Abstract

Humans learn multisensory eye-hand coordination starting from infancy without supervision. For an example, they learn to track their hands by exploiting various sensory modalities, such as vision and proprioception. This integration occurs as they learn to perceive the world around them and their relationship to it. Most prior work has focused on the role of vision, as it is a primary sensory source for humans. However, it is interesting to study how vision and proprioception interact. We propose a system which combines visual and proprioceptive information to learn the eye-hand coordination skills that enable a robot to fixate its camera gaze on the end effector of its arm.
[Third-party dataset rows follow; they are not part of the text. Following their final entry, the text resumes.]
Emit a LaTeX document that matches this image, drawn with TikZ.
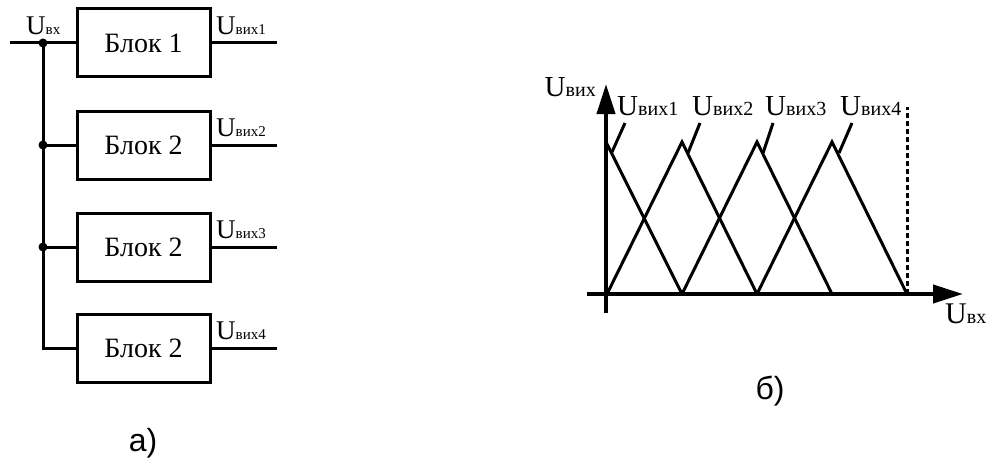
\documentclass[tikz,border=0pt]{standalone}
\usepackage{fontspec}
\setmainfont{Liberation Serif}
\newfontfamily\sansf{Liberation Sans}
\usetikzlibrary{arrows.meta}
\newcommand{\ULab}[3]{{\fontsize{#1}{#1}\selectfont U}{\fontsize{#2}{#2}\selectfont #3}}
\begin{document}
\begin{tikzpicture}[x=1pt,y=-1pt,
  blk/.style={draw, line width=3pt, minimum width=133pt, minimum height=68pt, inner sep=0pt, font=\fontsize{28}{28}\selectfont},
  wire/.style={line width=3pt, line join=miter},
  jdot/.style={circle, fill, inner sep=0pt, minimum size=9pt},
  axis/.style={line width=4pt, -{Triangle[length=30pt,width=18pt]}},
  tri/.style={line width=3pt, line join=miter},
  lead/.style={line width=3pt},
  lab/.style={anchor=base west, inner sep=0pt},
  caption/.style={font=\sansf\fontsize{32}{32}\selectfont, inner sep=0pt}]
\useasboundingbox (0,0) rectangle (988,460);
% ---- part a ----
\node[blk] (b1) at (143.5,43) {Блок 1};
\node[blk] (b2) at (143.5,145) {Блок 2};
\node[blk] (b3) at (143.5,247) {Блок 2};
\node[blk] (b4) at (143.5,348) {Блок 2};
\coordinate (in) at (10,43);
\node[jdot] (j1) at (43,43) {};
\node[jdot] (j2) at (43,145) {};
\node[jdot] (j3) at (43,247) {};
\coordinate (j4) at (43,348);
\draw[wire] (in) -- (b1.west);
\draw[wire] (j1.center) -- (j4) -- (b4.west);
\draw[wire] (j2.center) -- (b2.west);
\draw[wire] (j3.center) -- (b3.west);
\coordinate (o1) at (277,43);
\coordinate (o2) at (277,145);
\coordinate (o3) at (277,247);
\coordinate (o4) at (277,348);
\draw[wire] (b1.east) -- (o1);
\draw[wire] (b2.east) -- (o2);
\draw[wire] (b3.east) -- (o3);
\draw[wire] (b4.east) -- (o4);
\node[lab] (lin) at (26,35) {\ULab{27}{15}{вх}};
\node[lab] (lo1) at (216,35) {\ULab{27}{15}{вих1}};
\node[lab] (lo2) at (216,136) {\ULab{27}{15}{вих2}};
\node[lab] (lo3) at (216,238) {\ULab{27}{15}{вих3}};
\node[lab] (lo4) at (216,339) {\ULab{27}{15}{вих4}};
\node[caption] (ca) at (143,443) {а)};
% ---- part b ----
\coordinate (xs) at (587,294);
\coordinate (xe) at (963,294);
\coordinate (ys) at (606,313);
\coordinate (ye) at (606,84);
\draw[axis] (xs) -- (xe);
\draw[axis] (ys) -- (ye);
\coordinate (P1) at (606,142);
\coordinate (P2) at (682,142);
\coordinate (P3) at (757,142);
\coordinate (P4) at (832,142);
\coordinate (B1) at (607,294);
\coordinate (B2) at (682,294);
\coordinate (B3) at (757,294);
\coordinate (B4) at (832,294);
\coordinate (B5) at (907,294);
\coordinate (D) at (907,107);
\draw[tri] (P1) -- (B2);
\draw[tri] (B1) -- (P2) -- (B3);
\draw[tri] (B2) -- (P3) -- (B4);
\draw[tri] (B3) -- (P4) -- (B5);
\draw[line width=3pt, dash pattern=on 5pt off 3pt] (B5) -- (D);
\coordinate (L1a) at (625,123); \coordinate (L1b) at (612,152);
\coordinate (L2a) at (700,123); \coordinate (L2b) at (688,153);
\coordinate (L3a) at (773,123); \coordinate (L3b) at (763,153);
\coordinate (L4a) at (852,123); \coordinate (L4b) at (839,153);
\draw[lead] (L1a) -- (L1b);
\draw[lead] (L2a) -- (L2b);
\draw[lead] (L3a) -- (L3b);
\draw[lead] (L4a) -- (L4b);
\node[lab] (t1) at (617,115) {\ULab{29}{20}{вих1}};
\node[lab] (t2) at (692,115) {\ULab{29}{20}{вих2}};
\node[lab] (t3) at (765,115) {\ULab{29}{20}{вих3}};
\node[lab] (t4) at (840,115) {\ULab{29}{20}{вих4}};
\node[anchor=base east, inner sep=0pt] (ay) at (596,96) {\ULab{29}{20}{вих}};
\node[lab] (ax) at (945,323) {\ULab{30}{20}{вх}};
\node[caption] (cb) at (770,391) {б)};
\end{tikzpicture}
\end{document}
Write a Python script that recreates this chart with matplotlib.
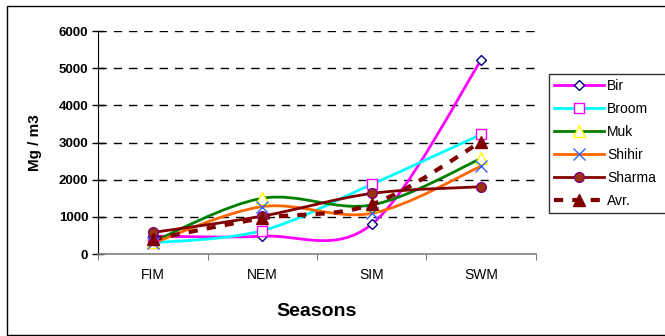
import numpy as np
import matplotlib
matplotlib.use("Agg")
import matplotlib.pyplot as plt
from matplotlib.path import Path
from matplotlib.patches import PathPatch, Rectangle
from matplotlib.lines import Line2D

plt.rcParams['font.family'] = ['Liberation Sans', 'DejaVu Sans']

seasons = ["FIM", "NEM", "SIM", "SWM"]
bir = [480, 480, 800, 5220]
broom = [300, 630, 1875, 3220]
muk = [330, 1500, 1320, 2570]
shihir = [290, 1275, 1095, 2365]
sharma = [580, 1020, 1630, 1810]
avr = [395, 960, 1335, 3020]


def smooth_path(xs, ys):
    # Excel style smoothed line: cubic bezier segments (catmull-rom tangents)
    pts = np.column_stack([xs, ys]).astype(float)
    n = len(pts)
    verts = [pts[0]]
    codes = [Path.MOVETO]
    for i in range(n - 1):
        p_prev = pts[i - 1] if i > 0 else pts[i]
        p_next = pts[i + 2] if i + 2 < n else pts[i + 1]
        c1 = pts[i] + (pts[i + 1] - p_prev) / 6
        c2 = pts[i + 1] - (p_next - pts[i]) / 6
        verts += [c1, c2, pts[i + 1]]
        codes += [Path.CURVE4] * 3
    return Path(verts, codes)


series = [
    ("Bir", bir, dict(color="#FF00FF", lw=2, ls="-"),
     dict(marker="D", ms=5, mfc="white", mec="#000080", mew=1)),
    ("Broom", broom, dict(color="#00FFFF", lw=2, ls="-"),
     dict(marker="s", ms=7, mfc="white", mec="#FF00FF", mew=1)),
    ("Muk", muk, dict(color="#008000", lw=2, ls="-"),
     dict(marker="^", ms=8, mfc="white", mec="#FFFF00", mew=1)),
    ("Shihir", shihir, dict(color="#FF6600", lw=2, ls="-"),
     dict(marker="x", ms=8, mfc="none", mec="#3366FF", mew=1)),
    ("Sharma", sharma, dict(color="#800000", lw=2, ls="-"),
     dict(marker="o", ms=7, mfc="#993300", mec="#800080", mew=1)),
    ("Avr.", avr, dict(color="#800000", lw=3, ls=(0, (2.2, 2.2))),
     dict(marker="^", ms=9, mfc="#800000", mec="#800000", mew=1)),
]

fig = plt.figure(figsize=(6.65, 3.36), dpi=100)
ax = fig.add_axes([0.1474, 0.244, 0.6586, 0.6637])

x = np.arange(len(seasons))
handles = []
for name, vals, lstyle, mstyle in series:
    patch = PathPatch(smooth_path(x, vals), fill=False, edgecolor=lstyle["color"],
                      lw=lstyle["lw"], linestyle=lstyle["ls"], zorder=3)
    ax.add_patch(patch)
    ax.plot(x, vals, linestyle="none", zorder=4, **mstyle)
    handles.append(Line2D([], [], color=lstyle["color"], lw=lstyle["lw"],
                          linestyle=lstyle["ls"], **mstyle))

ax.set_xlim(-0.5, 3.5)
ax.set_ylim(0, 6000)
ax.set_yticks(range(0, 6001, 1000))
ax.set_yticklabels([str(v) for v in range(0, 6001, 1000)], fontsize=9.5, fontweight="bold")
ax.tick_params(axis="y", direction="inout", length=8, width=1, pad=3)

ax.set_xticks(np.arange(-0.5, 3.6, 1))
ax.set_xticklabels([])
ax.set_xticks(x, minor=True)
ax.set_xticklabels(seasons, minor=True, fontsize=10)
ax.tick_params(axis="x", which="major", direction="out", length=4, color="#808080")
ax.tick_params(axis="x", which="minor", length=0, pad=10)

for v in range(1000, 6001, 1000):
    ax.axhline(v, color="black", lw=1, ls=(0, (6, 5)), zorder=1)

for s in ["top", "right"]:
    ax.spines[s].set_visible(False)
ax.spines["left"].set_color("black")
ax.spines["bottom"].set_color("#808080")
ax.spines["bottom"].set_linewidth(1.2)

ax.set_xlabel("Seasons", fontsize=14, fontweight="bold", labelpad=15)
ax.set_ylabel("Mg / m3", fontsize=11, fontweight="bold", labelpad=12)

# legend box runs off the right edge of the image like in the original
leg = fig.legend(handles, [s[0] for s in series], loc="upper left",
                 bbox_to_anchor=(549 / 665, 1 - 211 / 336, 130 / 665, 137 / 336),
                 mode="expand", fontsize=10,
                 frameon=True, fancybox=False, handlelength=3.6, labelspacing=0.65,
                 borderpad=0.35, handletextpad=0.25, borderaxespad=0)
leg.get_frame().set_edgecolor("black")
leg.get_frame().set_linewidth(1)

fig.patches.append(Rectangle((7 / 665, 1 / 336), 1.2, 1 - 7 / 336, transform=fig.transFigure,
                             fill=False, edgecolor="black", lw=1))

fig.savefig("out.png", dpi=100)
In our model, visual cues are part of the feedback control loop, whereas proprioceptive cues are part of a feedforward control loop. Both controllers, as well as the sensory transform from raw visual information to a neural sensory representation are learned as the robot performs motor babbling movements. Visual information is encoded by sparse coding. The basis functions that emerge are similar to the receptive fields in the human visual cortex. An actor-critic reinforcement learning algorithm is used to drive eye motor neurons fusing visual and proprioceptive cues. We model and test the system in the iCub simulation environment. Our results suggest that these sensory modalities are capable of jointly learning model parameters to perform the tracking task. The evolved policy has characteristics that are qualitatively similar to the human oculomotor plant.